Un autre point d'attention est à relever vis-à-vis des valeurs inscrites en compte nominatif pur. Ces actions sont conservées directement chez l'intermédiaire choisi par l'émetteur et gérées par le service relation actionnaires. Contrairement aux actions au porteur (et celles en compte nominatif administré), les actions ne sont pas placées dans un « portefeuille » chez un intermédiaire financier. À leur égard, la notion d'universalité de portefeuille a peu de sens. Elles ne sauraient être remplacées que par les mêmes actions. Il est donc plus logique de considérer qu'elles sont soumises à un usufruit pouvant être commué en quasi-usufruit conventionnel.
Bon de capitalisation et quasi-usufruit : danger
Le bon ou contrat de capitalisation revêt, compte tenu de son enveloppe fiscale, une particularité au regard du démembrement dans la mesure où il ne produit pas de fruits. La seule méthode pour que le contrat soit frugifère est de le prévoir conventionnellement.

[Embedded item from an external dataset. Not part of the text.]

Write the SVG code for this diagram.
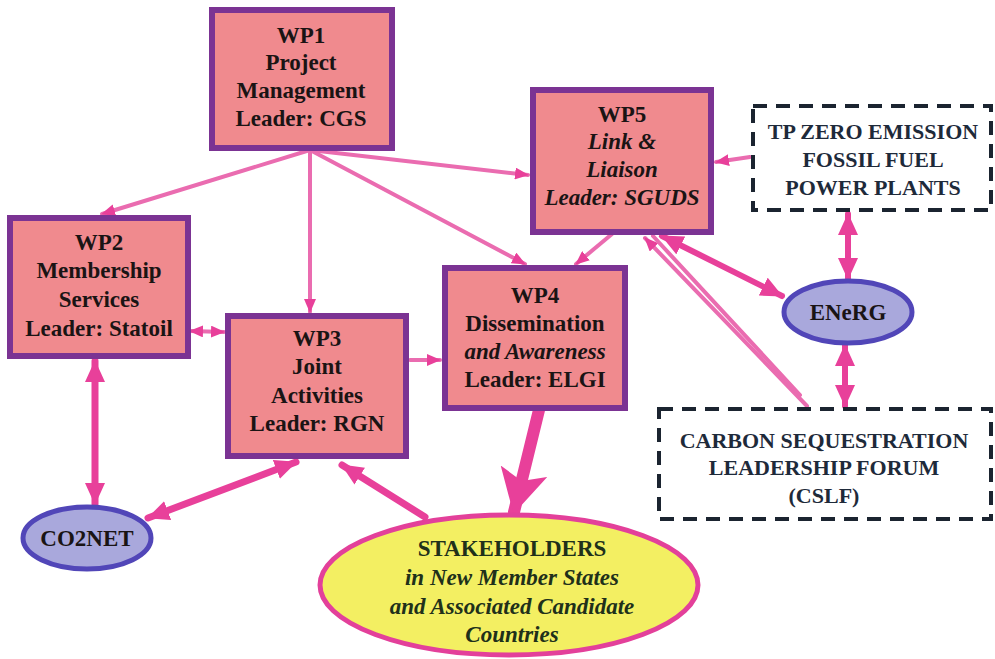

Il est donc usuel, soit lors de la souscription du bon, soit au moment du décès, que soit établie une convention bancaire sur les fruits. Par avenant, l'usufruitier avec l'accord du nu-propriétaire peut se réserver la faculté de racheter une partie du contrat dans la limite de son accroissement. La convention bancaire autorisant l'usufruitier à « racheter » plus que l'accroissement du contrat est l'unique cas dans lequel naît un quasi-usufruit. La plupart des compagnies prévoyaient ainsi que le surplus soit versé avec l'accord du nu-propriétaire sous la forme d'un quasi-usufruit. Mais le nouvel article 774 bis du Code général des impôts couvre désormais cette hypothèse dans le dispositif anti-abus. Il est donc préférable, depuis lors, de se placer en remploi en démembrement1159.
Pour toutes ces raisons, l'insertion d'un contrat de capitalisation ne s'improvise pas sans collaboration avec l'établissement financier.